IP fragmentation is an ancient mechanism that nevertheless yields surprising attacks in modern days, due to its complexity.
This post explains CVE-2018-8493, an interesting vulnerability that I’ve recently found and was patched in the latest Patch Tuesday.
INTRODUCTION
The IP protocol suite supports fragmentation in order to transport packets longer than a link’s MTU. The design relies on an identification field (“IP ID”), such that all fragments that belong to the same packet will have the same IP ID.

(Ipv4 only uses a 15 bit Identification field, whereas Ipv6 uses 31 bits which appears on an IPv6 optional header)

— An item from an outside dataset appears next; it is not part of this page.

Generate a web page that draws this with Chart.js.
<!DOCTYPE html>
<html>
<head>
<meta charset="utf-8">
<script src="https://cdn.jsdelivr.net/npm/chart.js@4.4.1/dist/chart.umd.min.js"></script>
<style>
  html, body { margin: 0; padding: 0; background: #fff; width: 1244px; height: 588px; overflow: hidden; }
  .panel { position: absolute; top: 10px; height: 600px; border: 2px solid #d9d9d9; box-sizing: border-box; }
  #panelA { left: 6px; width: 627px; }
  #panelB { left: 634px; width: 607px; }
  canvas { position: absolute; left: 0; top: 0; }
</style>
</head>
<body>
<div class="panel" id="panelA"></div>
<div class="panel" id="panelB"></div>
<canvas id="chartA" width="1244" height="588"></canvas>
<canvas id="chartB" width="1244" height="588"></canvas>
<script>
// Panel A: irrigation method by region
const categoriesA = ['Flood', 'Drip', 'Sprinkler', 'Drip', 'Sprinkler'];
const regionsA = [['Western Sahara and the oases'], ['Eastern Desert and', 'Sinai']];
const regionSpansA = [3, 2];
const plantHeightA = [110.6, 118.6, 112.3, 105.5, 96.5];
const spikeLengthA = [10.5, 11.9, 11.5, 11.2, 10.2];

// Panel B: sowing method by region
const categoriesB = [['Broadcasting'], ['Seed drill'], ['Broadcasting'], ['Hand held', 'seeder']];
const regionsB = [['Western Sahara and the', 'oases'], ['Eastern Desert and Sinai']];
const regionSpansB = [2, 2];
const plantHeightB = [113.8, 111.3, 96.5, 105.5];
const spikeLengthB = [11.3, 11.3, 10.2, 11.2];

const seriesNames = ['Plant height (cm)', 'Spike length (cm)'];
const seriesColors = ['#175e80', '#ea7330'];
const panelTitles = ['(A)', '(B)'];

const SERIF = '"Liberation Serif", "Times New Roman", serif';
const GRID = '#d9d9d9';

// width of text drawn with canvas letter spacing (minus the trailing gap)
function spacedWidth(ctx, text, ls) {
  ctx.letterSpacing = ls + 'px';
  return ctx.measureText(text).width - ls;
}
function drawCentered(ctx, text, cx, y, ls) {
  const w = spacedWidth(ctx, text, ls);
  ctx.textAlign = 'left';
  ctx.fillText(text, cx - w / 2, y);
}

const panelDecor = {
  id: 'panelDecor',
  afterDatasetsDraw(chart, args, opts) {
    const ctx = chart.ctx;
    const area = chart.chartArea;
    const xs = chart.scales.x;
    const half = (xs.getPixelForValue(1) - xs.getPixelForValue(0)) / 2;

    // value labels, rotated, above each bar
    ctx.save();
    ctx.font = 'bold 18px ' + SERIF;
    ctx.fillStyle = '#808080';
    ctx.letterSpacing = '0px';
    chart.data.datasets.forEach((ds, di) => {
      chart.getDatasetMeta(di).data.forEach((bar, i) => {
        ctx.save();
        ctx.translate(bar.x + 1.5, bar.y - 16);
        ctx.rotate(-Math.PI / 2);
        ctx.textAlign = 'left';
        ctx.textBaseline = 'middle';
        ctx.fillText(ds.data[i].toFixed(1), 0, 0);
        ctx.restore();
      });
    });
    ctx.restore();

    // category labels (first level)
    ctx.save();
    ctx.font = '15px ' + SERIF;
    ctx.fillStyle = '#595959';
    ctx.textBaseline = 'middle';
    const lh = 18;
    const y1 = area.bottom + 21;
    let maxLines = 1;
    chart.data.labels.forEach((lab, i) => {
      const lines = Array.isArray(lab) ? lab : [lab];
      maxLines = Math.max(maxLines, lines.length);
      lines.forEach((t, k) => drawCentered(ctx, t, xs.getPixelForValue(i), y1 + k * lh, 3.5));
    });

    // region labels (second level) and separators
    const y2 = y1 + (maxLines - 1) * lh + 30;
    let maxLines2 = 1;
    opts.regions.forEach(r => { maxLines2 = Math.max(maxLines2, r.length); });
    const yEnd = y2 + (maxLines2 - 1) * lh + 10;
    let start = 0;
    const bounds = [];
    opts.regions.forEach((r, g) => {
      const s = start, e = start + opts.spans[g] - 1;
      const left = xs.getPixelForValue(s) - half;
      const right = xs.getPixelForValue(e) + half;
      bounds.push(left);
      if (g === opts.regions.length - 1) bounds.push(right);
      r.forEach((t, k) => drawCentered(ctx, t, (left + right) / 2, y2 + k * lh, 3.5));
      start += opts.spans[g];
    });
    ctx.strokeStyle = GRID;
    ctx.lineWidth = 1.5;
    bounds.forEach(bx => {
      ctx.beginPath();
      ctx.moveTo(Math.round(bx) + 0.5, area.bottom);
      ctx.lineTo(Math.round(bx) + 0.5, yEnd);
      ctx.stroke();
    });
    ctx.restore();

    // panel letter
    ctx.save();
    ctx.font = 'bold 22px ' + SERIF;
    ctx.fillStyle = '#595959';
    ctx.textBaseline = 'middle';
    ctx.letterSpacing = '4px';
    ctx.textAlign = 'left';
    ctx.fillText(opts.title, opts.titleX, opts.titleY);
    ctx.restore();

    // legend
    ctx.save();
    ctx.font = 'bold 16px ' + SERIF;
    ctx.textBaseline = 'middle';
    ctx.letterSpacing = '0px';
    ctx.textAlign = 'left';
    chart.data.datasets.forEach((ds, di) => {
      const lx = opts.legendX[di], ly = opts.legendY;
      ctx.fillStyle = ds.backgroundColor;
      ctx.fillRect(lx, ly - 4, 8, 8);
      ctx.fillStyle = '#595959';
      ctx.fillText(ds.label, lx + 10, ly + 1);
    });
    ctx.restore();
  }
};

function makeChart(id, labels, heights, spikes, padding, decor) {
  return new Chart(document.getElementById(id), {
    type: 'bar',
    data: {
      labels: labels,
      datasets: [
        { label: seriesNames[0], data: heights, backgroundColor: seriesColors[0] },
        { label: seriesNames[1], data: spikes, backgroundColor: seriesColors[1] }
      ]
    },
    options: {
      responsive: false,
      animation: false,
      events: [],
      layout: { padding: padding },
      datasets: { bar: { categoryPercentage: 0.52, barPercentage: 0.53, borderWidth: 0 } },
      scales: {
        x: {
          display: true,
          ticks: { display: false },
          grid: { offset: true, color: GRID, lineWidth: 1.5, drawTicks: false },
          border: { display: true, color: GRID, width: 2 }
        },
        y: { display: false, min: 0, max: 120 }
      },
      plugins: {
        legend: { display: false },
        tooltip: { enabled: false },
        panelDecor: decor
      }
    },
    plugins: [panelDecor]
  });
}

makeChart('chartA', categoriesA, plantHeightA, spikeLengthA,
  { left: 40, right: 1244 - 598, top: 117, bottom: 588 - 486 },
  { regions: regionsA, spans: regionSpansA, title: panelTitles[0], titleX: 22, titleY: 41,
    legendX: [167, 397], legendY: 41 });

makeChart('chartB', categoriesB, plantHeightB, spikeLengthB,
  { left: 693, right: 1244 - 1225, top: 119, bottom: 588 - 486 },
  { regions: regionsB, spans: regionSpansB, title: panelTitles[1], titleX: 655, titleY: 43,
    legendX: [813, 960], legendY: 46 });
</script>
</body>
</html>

In 2003 it was shown that this design was vulnerable, as (in a naïve implementation, a global counter) an attacker could blindly intercept or discard packets. Later, more mature demonstrations surfaced (i.e this one).
Before that, predicting this identification field allowed attackers to scan networks without disclosing the compromised node (“idle scan”).

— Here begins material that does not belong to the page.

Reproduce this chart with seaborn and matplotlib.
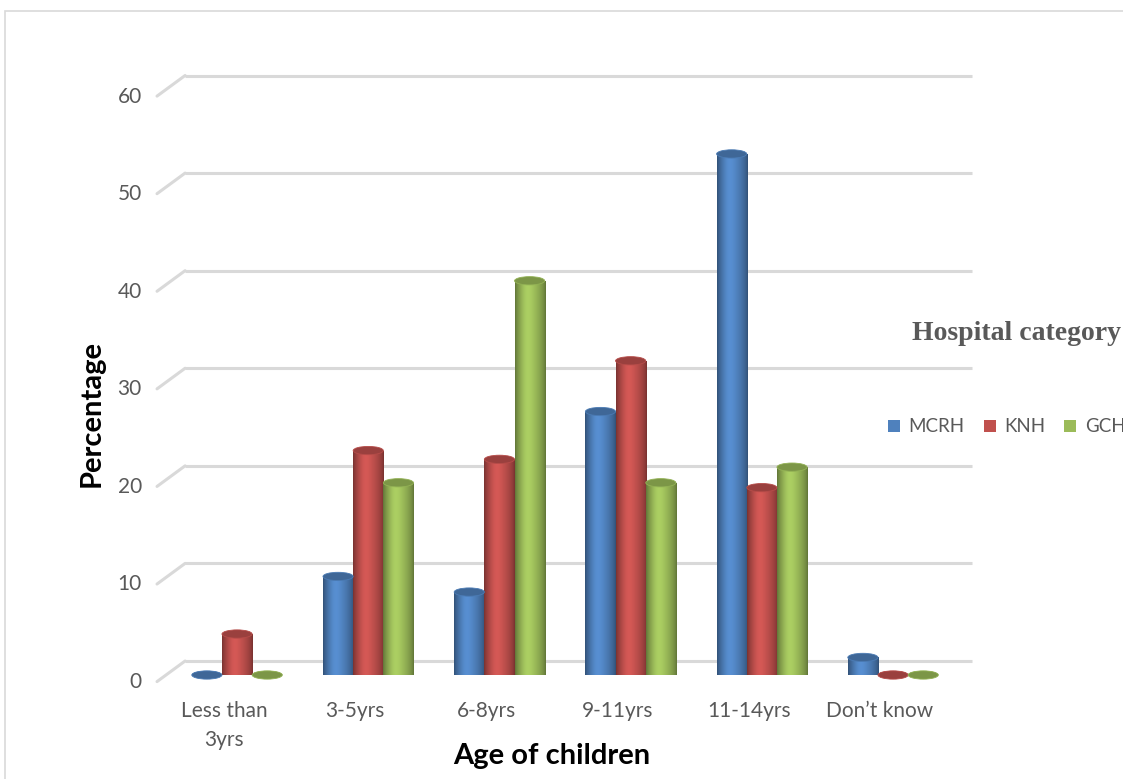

An excerpt from this master thesis shows the state of the art (2013) with major OSs’ implementations for the assignment method of IP ID:

Notice how Windows and non-BSD Linux are marked “Global” for a global counter. Not too great…
SO THEY SOLVED IT!
Around that time Microsoft started generating the IP ID randomly, uniquely per IP-PATH (=src,dst tuple).
They chosen the Toeplitz hash for this task (with a random 40 bytes key). Why? Because they were implementing Receive-Side-Scaling as hinted by the “Rss” prefix on the used functions. While mixing performance and security is not always the best idea, this design could in principle still be safe… but we’ll see.